Michael A. Vuksta
The benefit of exploring our feelings and thoughts about artifacts, i.e., our deductions and speculations, lies in that these new meanings uncover and define new problems. (It is just such a problem that the Thanksgiving holiday presents.) While our image of the city has gotten larger, our sensitivity to monuments has increased. This image has emerged from broad, open natural spaces, dotted with manmade artifacts. Wooster Square Park and the New Haven Green are now characteristic places which refer to the past.

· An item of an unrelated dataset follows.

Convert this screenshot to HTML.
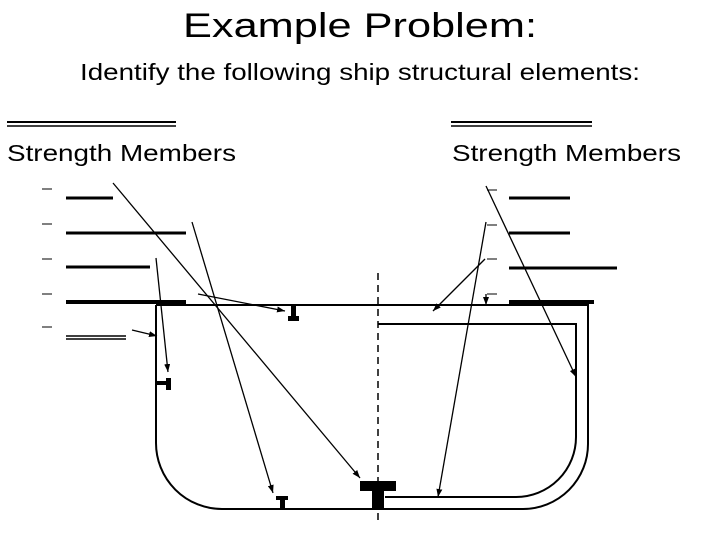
<!DOCTYPE html>
<html><head><style>html,body{margin:0;padding:0;background:#fff}svg{display:block}</style></head><body>
<svg width="720" height="540" viewBox="0 0 720 540" xmlns="http://www.w3.org/2000/svg" font-family="Liberation Sans, sans-serif">
<defs><marker id="a" markerWidth="8" markerHeight="6" refX="8" refY="3" orient="auto" markerUnits="userSpaceOnUse"><path d="M0,0 L8,3 L0,6 z" fill="#000"/></marker></defs>
<text x="360" y="37" font-size="34" text-anchor="middle" textLength="354" lengthAdjust="spacingAndGlyphs">Example Problem:</text>
<text x="360" y="80" font-size="23" text-anchor="middle" textLength="560" lengthAdjust="spacingAndGlyphs">Identify the following ship structural elements:</text>
<text x="7" y="161" font-size="23" textLength="229" lengthAdjust="spacingAndGlyphs">Strength Members</text>
<text x="452" y="161" font-size="23" textLength="229" lengthAdjust="spacingAndGlyphs">Strength Members</text>
<g stroke="#000" fill="none">
<line x1="7" y1="122" x2="176" y2="122" stroke-width="2"/><line x1="7" y1="126" x2="176" y2="126" stroke-width="1.5"/>
<line x1="451" y1="122" x2="592" y2="122" stroke-width="2"/><line x1="451" y1="126" x2="592" y2="126" stroke-width="1.5"/>
<g stroke-width="1"><line x1="42" y1="189" x2="52" y2="189"/><line x1="42" y1="224" x2="52" y2="224"/><line x1="42" y1="259" x2="52" y2="259"/><line x1="42" y1="294" x2="52" y2="294"/><line x1="42" y1="327" x2="52" y2="327"/>
<line x1="487" y1="190" x2="497" y2="190"/><line x1="487" y1="225" x2="497" y2="225"/><line x1="487" y1="259" x2="497" y2="259"/><line x1="487" y1="294" x2="497" y2="294"/></g>
<g stroke-width="3"><line x1="66" y1="198" x2="113" y2="198"/><line x1="66" y1="233" x2="186" y2="233"/><line x1="66" y1="267" x2="150" y2="267"/><line x1="66" y1="302" x2="186" y2="302" stroke-width="4"/>
<line x1="509" y1="198" x2="570" y2="198"/><line x1="509" y1="233" x2="570" y2="233"/><line x1="509" y1="268" x2="617" y2="268"/><line x1="509" y1="302" x2="594" y2="302" stroke-width="4"/></g>
<line x1="66" y1="336" x2="126" y2="336" stroke-width="1.5"/><line x1="66" y1="339" x2="126" y2="339" stroke-width="1.5"/>
<g stroke-width="2">
<path d="M156,305 V443 A66,66 0 0 0 222,509 H523 A65,65 0 0 0 588,444 V305 H156"/>
<path d="M378,324 H576 V437 A60,60 0 0 1 516,497 H385"/>
</g>
<line x1="378" y1="273" x2="378" y2="522" stroke-width="1.5" stroke-dasharray="7,5"/>
<g stroke-width="1.3" marker-end="url(#a)">
<line x1="113" y1="183" x2="360" y2="478"/>
<line x1="192" y1="222" x2="273" y2="493"/>
<line x1="156" y1="258" x2="168" y2="372"/>
<line x1="198" y1="294" x2="285" y2="311"/>
<line x1="132" y1="330" x2="157" y2="336"/>
<line x1="485" y1="259" x2="433" y2="311"/>
<line x1="486" y1="222" x2="438" y2="497"/>
<line x1="486" y1="186" x2="576" y2="377"/>
<line x1="486" y1="294" x2="486" y2="305"/>
</g>
</g>
<g fill="#000">
<rect x="360" y="481" width="36" height="10"/><rect x="372" y="491" width="12" height="18"/>
<rect x="276" y="496" width="12" height="4"/><rect x="280" y="500" width="5" height="9"/>
<rect x="291" y="305" width="5" height="11"/><rect x="288" y="316" width="11" height="5"/>
<rect x="156" y="381" width="10" height="4"/><rect x="166" y="378" width="5" height="12"/>
</g>
</svg>
</body></html>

Because of the lack of an appropriate monument to correspond with Thanksgiving, the Wooster Square Historic District will become our object of analysis. Aside from my having established architecture as appropriate to the study of monuments, one may still be able to recall that from the first monument I selected that this object also allowed this inclusion. The houses of Wooster Square will be the object of our scrutiny at this time. In examining Elizabeth Brown’s guide to architecture in New Haven, it becomes clear that these houses continue to be identified by the names of their owners. The survival of these buildings and their continued use as dwellings, make them monuments for living. Lacking a monument more appropriate to the traditional holiday theme of feasting and agricultural plenty, the harvesting of another basic need, shelter, can provide a thematic correspondence. These domestic monuments permit a counterpoint to the memorials in the park. They are monuments to survival and deliverance.